Entries from January 2011

What’s a bad tea?

January 3, 2011 · 1 Comment

We talk about looking for good tea often enough, but what about bad tea?  After all, there’s arguably far more bad tea out there than good tea, so it’s useful to be able to spot bad tea, no?

I think we can divide bad tea into various categories.  What I can think of off the top of my head are the following.

1) Extremely low quality stuff
2) Adulterated tea – including fake tea trying to be something it isn’t, anything flavoured from Teavana, anything with a lot of added stuff, etc
3) Tea that is odd in some way – not necessarily bad, but has problems, usually one that is so significant that it makes it impossible to drink in an enjoyable way
4) Tea that is overpriced significantly

I think (1) is easy enough — everyone’s tried something like that before.  If you don’t know what I’m talking about, visit your local McDonald’s and ask for a tea, and then take out the leaves from the bag and make it the way you normally make tea — yeah, that’s bad tea.  No, I suggest you not actually try it.  Insipid teas go here.

Category (2) is more difficult — I think what I am aiming for here is tea that has been tampered with in some fashion, to the point where the tea is no longer recognizable as tea.  Anything overly fruity/sweet/artificial will fall into this category, as will, say, a cooked puerh trying to pretend to be a 1950s tea with added colour/chemicals/whatever.  There are some genres of tea, such as Earl Grey or Lapsang, that is supposed to have this added element, but then, you sometimes have Earl Grey that is nothing but Bergamot oil or a smoke-only Lapsang — that however would fall into category (1) for me, rather than (2).
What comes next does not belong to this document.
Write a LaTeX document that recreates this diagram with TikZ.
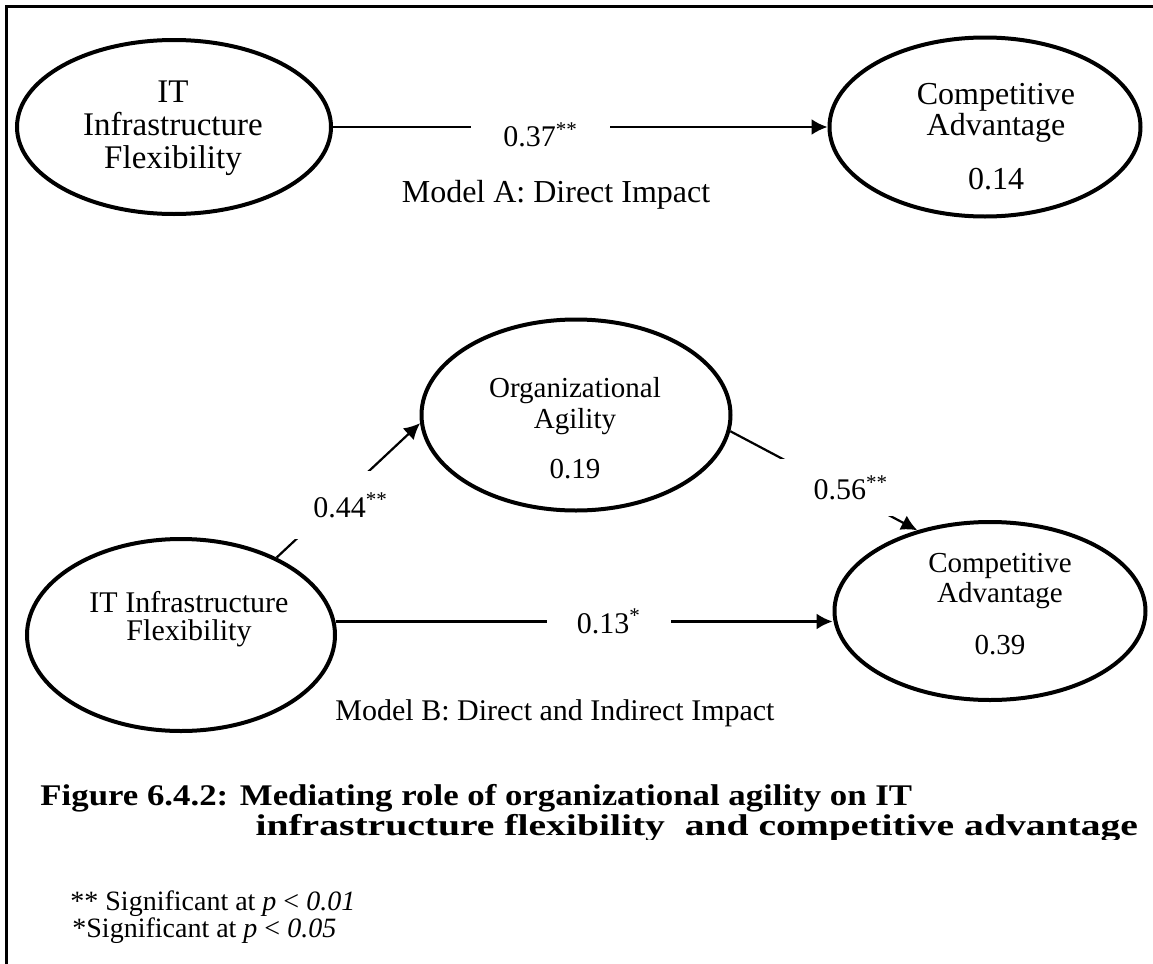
\documentclass[tikz,border=0pt]{standalone}
\usepackage{fontspec}
\setmainfont{Liberation Serif}
\usetikzlibrary{shapes.geometric,arrows.meta}

\begin{document}
\begin{tikzpicture}[x=0.5pt, y=-0.5pt, >={Latex[length=8pt,width=8pt]},
  latent/.style={ellipse, draw, line width=2pt, inner sep=0pt},
  txt/.style={align=center, inner sep=0pt},
  coef/.style={fill=white, inner sep=#1, font=\fontsize{15}{15}\selectfont},
  coef/.default=10pt,
  link/.style={->, line width=1.1pt}]
\useasboundingbox (0,0) rectangle (1153,964);
\draw[line width=1.5pt] (1153,6) -- (6,6) -- (6,964);

% Model A
\node[latent, minimum width=157pt, minimum height=87pt] (itfA) at (174,127) {};
\node[txt, font=\fontsize{16.5}{16.5}\selectfont] (itfAt) at (173,128) {IT\\Infrastructure\\Flexibility};
\node[latent, minimum width=155.5pt, minimum height=89.5pt] (caA) at (985,127) {};
\node[txt, font=\fontsize{16}{14}\selectfont] (caAt) at (996,137) {Competitive\\Advantage\\[12pt]0.14};

\draw[link] (itfA.east) -- (caA.west) node[coef=16pt, pos=.42, yshift=-4pt] {0.37\textsuperscript{**}};
\node[font=\fontsize{16}{16}\selectfont] (modelA) at (556,195) {Model A: Direct Impact};

% Model B
\node[latent, minimum width=154.5pt, minimum height=95.5pt] (oa) at (576,415) {};
\node[txt, font=\fontsize{14.5}{15.5}\selectfont] (oat) at (575,428) {Organizational\\Agility\\[9.5pt]0.19};
\node[latent, minimum width=154pt, minimum height=96pt] (itfB) at (181,635) {};
\node[txt, font=\fontsize{15}{14}\selectfont] (itfBt) at (189,619) {IT Infrastructure\\Flexibility};
\node[latent, minimum width=155.5pt, minimum height=89pt] (caB) at (990,611) {};
\node[txt, font=\fontsize{14.5}{15}\selectfont] (caBt) at (1000,604) {Competitive\\Advantage\\[11pt]0.39};

\draw[link] (itfB.39.5) -- (oa.183) node[coef=11pt, pos=.39] {\hspace*{18pt}0.44\textsuperscript{**}};
\draw[link] (oa.-6.2) -- (caB.132.6) node[coef=8pt, pos=.57] {\hspace*{14pt}0.56\textsuperscript{**}};
\draw[link] (itfB.5.5) -- (itfB.5.5 -| caB.west) node[coef=15pt, pos=.55] {0.13\textsuperscript{*}};
\node[font=\fontsize{15}{15}\selectfont] (modelB) at (555,713) {Model B: Direct and Indirect Impact};

% caption and notes
\node[anchor=base west, inner sep=0pt, font=\bfseries\fontsize{15}{15}\selectfont, xscale=1.16, transform shape] (capA) at (40,805) {Figure 6.4.2: Mediating role of organizational agility on IT};
\begin{scope}
\clip (0,0) rectangle (1153,839);
\node[anchor=base west, inner sep=0pt, font=\bfseries\fontsize{15}{15}\selectfont, xscale=1.32, transform shape] (capB) at (255,835) {infrastructure flexibility\ \ and competitive advantage};
\end{scope}
\node[anchor=base west, inner sep=0pt, font=\fontsize{14}{14}\selectfont] (noteA) at (70,910) {** Significant at \textit{p} < \textit{0.01}};
\node[anchor=base west, inner sep=0pt, font=\fontsize{14}{14}\selectfont] (noteB) at (72,937) {*Significant at \textit{p} < \textit{0.05}};
\end{tikzpicture}
\end{document}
Category (3) is I think what puerh drinkers, and to a lesser extent oolong drinkers, encounter the most.  The tea itself may be ok, but something is wrong, and you know it when you drink it.  These flaws are often not obvious when you just look at the dry leaves — the tea can look perfectly fine, normal, even good.  Once you pour hot water over it, the smell usually signals trouble, but it’s usually when you actually try it when the problems become apparent — odd flavours, weird texture, strange reactions (from you) are common.  I bought some cheap, cheap loose puerh recently that falls straight into this category — odd smell, odd taste, don’t know what it is.  I think it’s some Vietnamese border tea type thing, and with enough traditional storage and aging, it’ll gain that border tea spicy flavour.  As it is, when it’s still pretty green, it’s disgusting.

Then there are the more subtle ones — for example, a puerh that won’t age, or an oolong that’s been over-roasted.  Some people might like those things, so it’s not a universal “bad”, which is why I generally would put such teas into the “I don’t like” bin rather than simply “bad”.  There’s a small distinction, but I think it’s an important one.

Category (4) is, of course, everyone’s favourite — overpriced tea.  Overpriced tea, of course, is a relative term — a tea is only overpriced if you can get another similar or better one for less money, and everyone’s idea of a tea that is overpriced is different.  I would generally consider a tea overpriced if I can find something subtantially cheaper with the same quality, while factoring into things such as distance from source (a US vendor is going to cost more, no matter what) and type of establishment (online vendor should be cheaper than a real world one).  Aside from that though — it’s really dependent on your ability to find cheaper AND better teas.

What I think is most important though is for the drinker to be able to tell when something is wrong — when a tea is off, when a tea has oddities, or intractable problems.  Initial impressions are not always right.  I recently tasted a tea with a friend that was heavily traditional stored and has some pretty strange flavours in the first few infusions, only to see those odd tastes go away and turn to something fairly ok.  Problems, if they are real, will never go away even after many infusions.  Knowing what a good tea SHOULD taste like is half the battle in weeding out the bad ones.